▶ [The records]:
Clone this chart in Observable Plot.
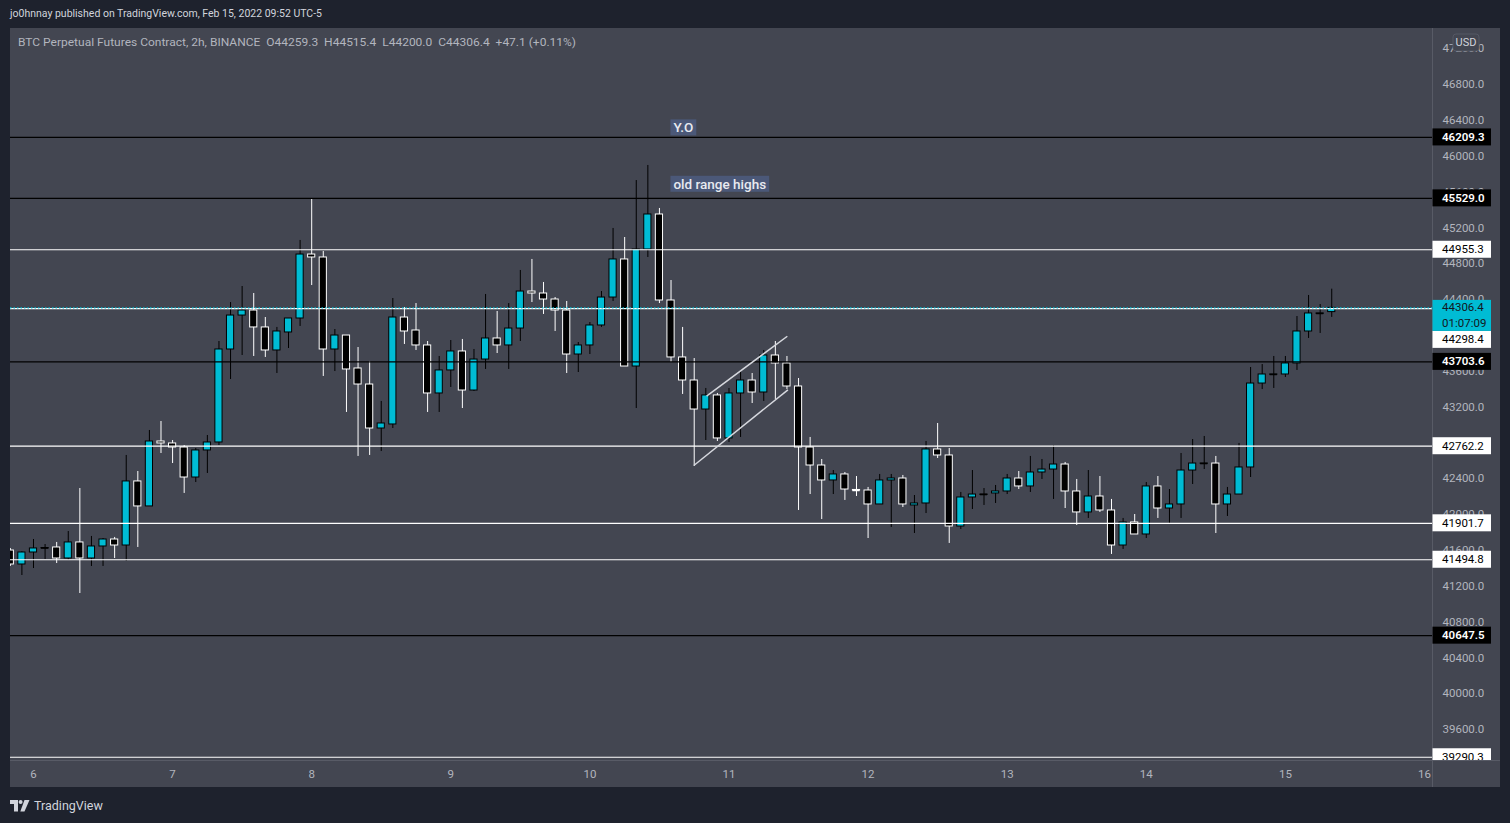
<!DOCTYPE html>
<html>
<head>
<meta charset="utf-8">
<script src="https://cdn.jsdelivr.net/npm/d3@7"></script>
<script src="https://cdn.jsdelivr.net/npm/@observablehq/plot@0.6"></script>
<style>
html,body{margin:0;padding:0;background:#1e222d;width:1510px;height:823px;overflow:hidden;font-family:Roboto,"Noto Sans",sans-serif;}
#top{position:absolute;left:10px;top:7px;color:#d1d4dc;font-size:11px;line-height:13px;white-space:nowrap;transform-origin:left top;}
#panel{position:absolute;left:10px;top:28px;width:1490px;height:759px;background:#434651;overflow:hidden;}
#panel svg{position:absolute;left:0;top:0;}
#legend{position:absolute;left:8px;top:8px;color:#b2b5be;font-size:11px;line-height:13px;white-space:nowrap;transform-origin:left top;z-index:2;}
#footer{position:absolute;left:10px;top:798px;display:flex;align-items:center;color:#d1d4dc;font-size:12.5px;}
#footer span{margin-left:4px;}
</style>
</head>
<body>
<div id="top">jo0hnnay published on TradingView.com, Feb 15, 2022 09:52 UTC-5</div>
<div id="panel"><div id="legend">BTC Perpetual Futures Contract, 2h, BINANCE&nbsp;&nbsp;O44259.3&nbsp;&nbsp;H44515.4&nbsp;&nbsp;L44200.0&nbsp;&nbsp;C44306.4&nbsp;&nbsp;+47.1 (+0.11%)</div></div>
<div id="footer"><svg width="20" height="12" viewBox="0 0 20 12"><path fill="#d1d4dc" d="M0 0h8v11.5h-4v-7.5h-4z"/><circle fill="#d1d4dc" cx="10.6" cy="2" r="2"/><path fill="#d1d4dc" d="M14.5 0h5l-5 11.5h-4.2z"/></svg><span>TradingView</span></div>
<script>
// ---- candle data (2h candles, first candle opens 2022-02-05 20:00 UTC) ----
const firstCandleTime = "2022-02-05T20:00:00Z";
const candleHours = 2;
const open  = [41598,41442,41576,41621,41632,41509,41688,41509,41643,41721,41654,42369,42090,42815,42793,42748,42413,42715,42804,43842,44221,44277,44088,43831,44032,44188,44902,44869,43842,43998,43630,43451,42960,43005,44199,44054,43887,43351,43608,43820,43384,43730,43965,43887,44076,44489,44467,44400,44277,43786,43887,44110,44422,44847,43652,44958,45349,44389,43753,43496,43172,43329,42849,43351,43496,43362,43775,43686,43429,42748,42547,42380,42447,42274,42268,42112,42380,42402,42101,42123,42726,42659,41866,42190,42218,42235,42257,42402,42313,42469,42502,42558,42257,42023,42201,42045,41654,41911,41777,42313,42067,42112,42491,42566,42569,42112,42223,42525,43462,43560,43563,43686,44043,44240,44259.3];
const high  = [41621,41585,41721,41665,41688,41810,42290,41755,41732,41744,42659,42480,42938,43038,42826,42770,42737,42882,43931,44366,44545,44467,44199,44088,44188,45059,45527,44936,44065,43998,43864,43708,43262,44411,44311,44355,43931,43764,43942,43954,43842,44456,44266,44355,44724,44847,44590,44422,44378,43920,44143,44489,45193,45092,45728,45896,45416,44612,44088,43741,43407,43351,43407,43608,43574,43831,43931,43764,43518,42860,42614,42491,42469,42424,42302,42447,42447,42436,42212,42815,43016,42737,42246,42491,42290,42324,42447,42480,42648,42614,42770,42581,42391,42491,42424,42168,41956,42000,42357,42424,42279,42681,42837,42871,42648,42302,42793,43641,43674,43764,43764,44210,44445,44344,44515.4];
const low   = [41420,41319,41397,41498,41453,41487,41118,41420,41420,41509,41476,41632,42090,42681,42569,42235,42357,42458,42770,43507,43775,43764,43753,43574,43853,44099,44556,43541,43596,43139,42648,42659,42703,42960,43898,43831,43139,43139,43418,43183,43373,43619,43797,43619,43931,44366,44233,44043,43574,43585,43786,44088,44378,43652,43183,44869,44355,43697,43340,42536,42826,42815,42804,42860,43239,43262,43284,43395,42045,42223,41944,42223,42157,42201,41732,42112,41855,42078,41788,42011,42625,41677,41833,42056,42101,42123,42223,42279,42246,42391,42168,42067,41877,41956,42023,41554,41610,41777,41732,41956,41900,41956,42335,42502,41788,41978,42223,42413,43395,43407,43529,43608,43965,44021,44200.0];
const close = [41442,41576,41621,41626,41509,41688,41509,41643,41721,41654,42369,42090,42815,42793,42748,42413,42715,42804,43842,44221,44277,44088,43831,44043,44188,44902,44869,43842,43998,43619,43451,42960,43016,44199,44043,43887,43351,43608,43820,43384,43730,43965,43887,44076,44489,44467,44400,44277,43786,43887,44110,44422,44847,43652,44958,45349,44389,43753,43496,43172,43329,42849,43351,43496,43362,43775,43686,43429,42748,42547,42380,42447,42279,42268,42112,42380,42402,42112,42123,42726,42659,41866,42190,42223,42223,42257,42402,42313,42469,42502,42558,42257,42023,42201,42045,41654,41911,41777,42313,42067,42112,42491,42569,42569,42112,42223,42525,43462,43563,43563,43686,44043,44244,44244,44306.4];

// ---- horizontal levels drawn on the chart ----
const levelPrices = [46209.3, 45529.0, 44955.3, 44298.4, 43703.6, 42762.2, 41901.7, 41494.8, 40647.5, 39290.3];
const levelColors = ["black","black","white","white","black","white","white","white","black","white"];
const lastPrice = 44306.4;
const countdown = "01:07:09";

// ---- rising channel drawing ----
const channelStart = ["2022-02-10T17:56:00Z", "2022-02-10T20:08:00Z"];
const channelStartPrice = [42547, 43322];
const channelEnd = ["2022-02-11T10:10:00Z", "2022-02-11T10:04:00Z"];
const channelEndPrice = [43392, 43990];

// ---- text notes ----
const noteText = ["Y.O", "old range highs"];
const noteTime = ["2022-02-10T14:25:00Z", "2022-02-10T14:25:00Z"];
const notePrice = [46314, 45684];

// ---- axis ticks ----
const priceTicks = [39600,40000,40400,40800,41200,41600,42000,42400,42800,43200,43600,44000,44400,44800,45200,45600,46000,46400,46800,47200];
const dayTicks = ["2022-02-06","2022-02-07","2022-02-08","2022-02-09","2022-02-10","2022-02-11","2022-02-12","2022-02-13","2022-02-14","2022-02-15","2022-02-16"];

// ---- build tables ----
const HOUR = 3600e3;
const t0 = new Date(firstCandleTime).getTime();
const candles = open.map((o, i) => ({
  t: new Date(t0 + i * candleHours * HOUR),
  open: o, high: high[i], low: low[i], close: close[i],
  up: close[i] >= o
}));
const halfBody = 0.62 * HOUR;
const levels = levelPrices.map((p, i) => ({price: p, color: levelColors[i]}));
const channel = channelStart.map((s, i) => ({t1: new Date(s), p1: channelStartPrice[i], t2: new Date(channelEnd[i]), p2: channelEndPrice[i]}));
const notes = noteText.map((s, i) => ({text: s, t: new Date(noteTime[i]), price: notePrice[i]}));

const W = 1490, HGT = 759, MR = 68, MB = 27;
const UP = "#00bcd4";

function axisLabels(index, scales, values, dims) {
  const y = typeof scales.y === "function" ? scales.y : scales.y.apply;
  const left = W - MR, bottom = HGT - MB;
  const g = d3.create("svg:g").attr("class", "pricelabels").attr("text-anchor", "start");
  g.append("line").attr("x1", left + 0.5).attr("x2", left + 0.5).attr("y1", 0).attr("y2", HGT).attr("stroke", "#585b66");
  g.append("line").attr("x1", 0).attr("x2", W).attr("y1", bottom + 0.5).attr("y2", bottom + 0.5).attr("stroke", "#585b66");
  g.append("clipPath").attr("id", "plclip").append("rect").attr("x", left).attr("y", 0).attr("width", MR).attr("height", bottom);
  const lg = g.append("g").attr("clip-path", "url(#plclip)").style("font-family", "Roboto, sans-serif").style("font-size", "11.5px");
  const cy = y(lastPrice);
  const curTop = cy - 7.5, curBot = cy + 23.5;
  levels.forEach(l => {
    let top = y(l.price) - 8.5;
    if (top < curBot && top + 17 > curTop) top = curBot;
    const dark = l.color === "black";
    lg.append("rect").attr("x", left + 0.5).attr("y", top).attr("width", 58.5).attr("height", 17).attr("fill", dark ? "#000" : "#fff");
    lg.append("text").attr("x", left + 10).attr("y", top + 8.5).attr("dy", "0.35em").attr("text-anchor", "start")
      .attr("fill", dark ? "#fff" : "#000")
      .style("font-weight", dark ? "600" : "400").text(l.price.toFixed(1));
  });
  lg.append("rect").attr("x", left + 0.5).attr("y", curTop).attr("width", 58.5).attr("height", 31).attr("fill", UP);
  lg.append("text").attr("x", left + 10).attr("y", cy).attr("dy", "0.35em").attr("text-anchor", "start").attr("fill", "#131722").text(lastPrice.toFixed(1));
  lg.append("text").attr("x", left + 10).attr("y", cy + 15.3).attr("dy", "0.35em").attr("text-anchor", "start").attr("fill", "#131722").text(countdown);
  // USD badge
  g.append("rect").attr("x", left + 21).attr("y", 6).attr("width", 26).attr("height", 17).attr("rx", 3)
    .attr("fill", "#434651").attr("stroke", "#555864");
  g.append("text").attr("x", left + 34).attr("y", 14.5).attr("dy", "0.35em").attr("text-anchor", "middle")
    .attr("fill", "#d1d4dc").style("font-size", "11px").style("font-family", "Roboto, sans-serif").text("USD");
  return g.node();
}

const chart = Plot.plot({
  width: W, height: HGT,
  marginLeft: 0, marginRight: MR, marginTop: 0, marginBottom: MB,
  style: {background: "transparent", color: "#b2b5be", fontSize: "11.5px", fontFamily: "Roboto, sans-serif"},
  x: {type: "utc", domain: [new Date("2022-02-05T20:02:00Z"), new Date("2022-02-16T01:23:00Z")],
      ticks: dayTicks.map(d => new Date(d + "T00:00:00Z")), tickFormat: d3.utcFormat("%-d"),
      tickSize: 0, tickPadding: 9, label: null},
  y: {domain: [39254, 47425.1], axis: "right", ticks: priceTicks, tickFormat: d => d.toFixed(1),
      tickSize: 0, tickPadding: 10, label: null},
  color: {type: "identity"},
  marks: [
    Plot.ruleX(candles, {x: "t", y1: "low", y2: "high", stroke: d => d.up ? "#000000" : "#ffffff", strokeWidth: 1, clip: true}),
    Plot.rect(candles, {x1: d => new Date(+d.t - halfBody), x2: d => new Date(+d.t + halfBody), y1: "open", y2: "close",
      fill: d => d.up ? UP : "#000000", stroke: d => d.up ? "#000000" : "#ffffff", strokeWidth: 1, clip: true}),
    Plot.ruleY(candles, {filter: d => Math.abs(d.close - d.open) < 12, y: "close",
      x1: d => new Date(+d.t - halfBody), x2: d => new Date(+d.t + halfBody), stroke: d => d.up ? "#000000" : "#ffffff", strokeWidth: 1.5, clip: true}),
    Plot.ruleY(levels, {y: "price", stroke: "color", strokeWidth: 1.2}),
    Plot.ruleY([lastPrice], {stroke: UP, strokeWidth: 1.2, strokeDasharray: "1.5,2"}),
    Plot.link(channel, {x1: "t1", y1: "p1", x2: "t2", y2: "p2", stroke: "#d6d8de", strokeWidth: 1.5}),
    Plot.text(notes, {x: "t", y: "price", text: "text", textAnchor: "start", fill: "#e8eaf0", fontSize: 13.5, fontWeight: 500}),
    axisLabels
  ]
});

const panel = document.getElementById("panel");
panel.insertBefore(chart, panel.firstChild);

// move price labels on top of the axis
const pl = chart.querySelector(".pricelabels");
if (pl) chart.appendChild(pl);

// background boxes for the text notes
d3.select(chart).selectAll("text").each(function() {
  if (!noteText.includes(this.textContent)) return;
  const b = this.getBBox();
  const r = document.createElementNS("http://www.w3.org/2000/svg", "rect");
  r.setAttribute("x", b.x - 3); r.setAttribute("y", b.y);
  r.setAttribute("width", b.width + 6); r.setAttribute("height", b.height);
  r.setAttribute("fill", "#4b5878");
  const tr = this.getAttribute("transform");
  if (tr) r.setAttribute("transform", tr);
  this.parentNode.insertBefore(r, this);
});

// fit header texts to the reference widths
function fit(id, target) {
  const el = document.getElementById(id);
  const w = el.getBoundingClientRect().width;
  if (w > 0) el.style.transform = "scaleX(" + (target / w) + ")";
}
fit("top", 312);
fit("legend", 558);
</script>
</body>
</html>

* * *

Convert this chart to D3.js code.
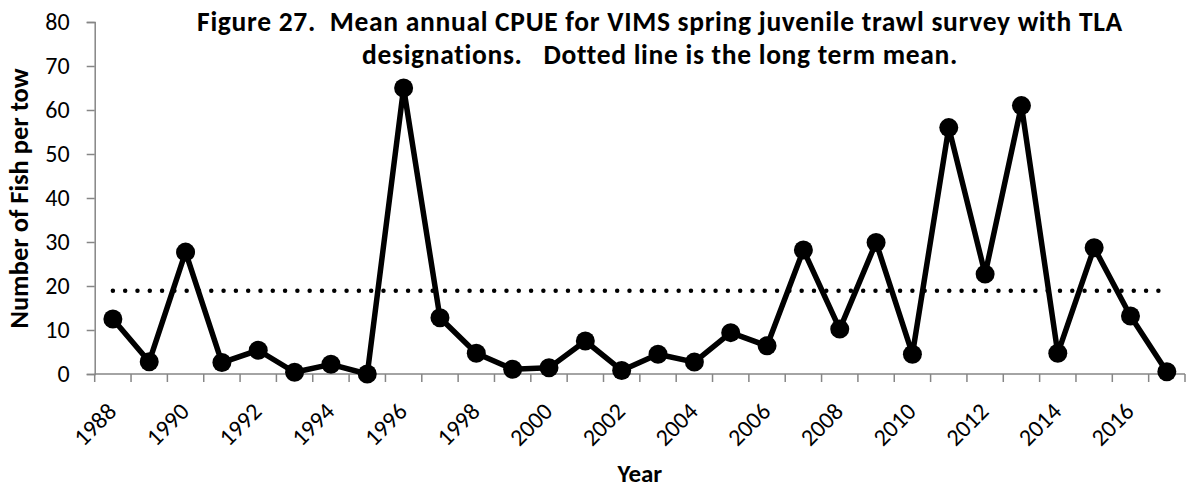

▶ [Exercise details]: Pick out the lines above containing the word "chart", then copy them.

▶ [Solution to this exercise]:
Clone this chart in Observable Plot.
// ---- horizontal levels drawn on the chart ----
const chart = Plot.plot({
panel.insertBefore(chart, panel.firstChild);
const pl = chart.querySelector(".pricelabels");
if (pl) chart.appendChild(pl);
d3.select(chart).selectAll("text").each(function() {
Convert this chart to D3.js code.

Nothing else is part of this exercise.